Our basement had no TV or  “entertainment center”,  no wet-bar, and no fancy exercise equipment.  In those days if you wanted exercise you took a walk around the block.

To get down there you descended a steep, rickety flight of stairs leading to a large unfinished space that marked the footprint of our house.  There we had a washing machine but no dryer, instead there were two long clotheslines strung from wall to wall.  If you went down on laundry day you had to duck under the sheets and pillow cases,  and everyone’s underwear and PJs.

And next to the washing machine was a big laundry sink where my mother bathed the dog.   Not an animal lover herself,  she tolerated pets in the house for our sake.  (See  Fluffy and the Alligator Shoes)
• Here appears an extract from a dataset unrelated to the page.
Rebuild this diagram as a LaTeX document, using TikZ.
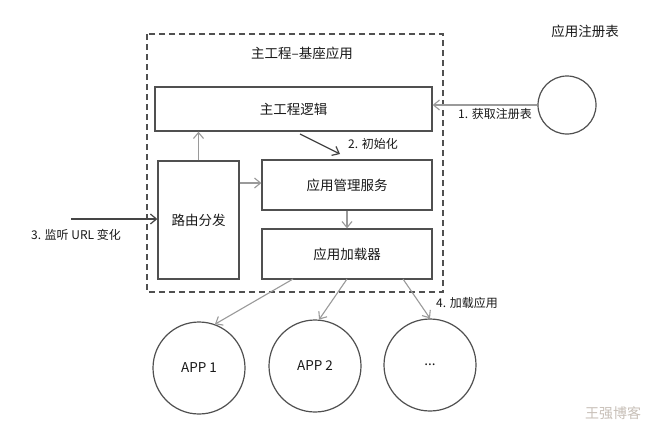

My father’s work bench and tools were on one wall,  not so much for carpentry work which was not his forte,  but for his art hobby.  My dad made what he called his “constructions”.   He built models of the Montauk Lighthouse,  the Parthenon,  and the Brooklyn Bridge to name just a few,  as well as fanciful structures that could only have existed in his imagination  –  and all created from found and discarded objects.

Actually they weren’t all found or discarded.  If my dad spotted something he thought he could use for his constructions he unceremoniously took it – a toy of my sister’s,  a hand mirror from the top of my dresser,  a knick-knack prized by my mother,  and once he even took the finials off the living-room lamps.  Years later I discovered there was a name for my father’s constructions – Outsider Art!

And in one corner of the basement were often bags of used clothing collected by an organization my mother belonged to that distributed them to recently arrived refugees.

At the back of the basement was a door that opened to a few steps leading up to the garden,  and once on those steps our cat delivered one of her litters.  Where else that cat birthed a litter is another story!   (See Hotel Kittens – for Grandma Esther)

And in anticipation of winter every year,  stored in another corner were the snow tires for our car and for the cars of relatives who didn’t have a garage or basement of their own.

And now,  all these decades later,  I can still hear my footsteps running up and down those rickety stairs.   For home – even the basement – is where the heart is.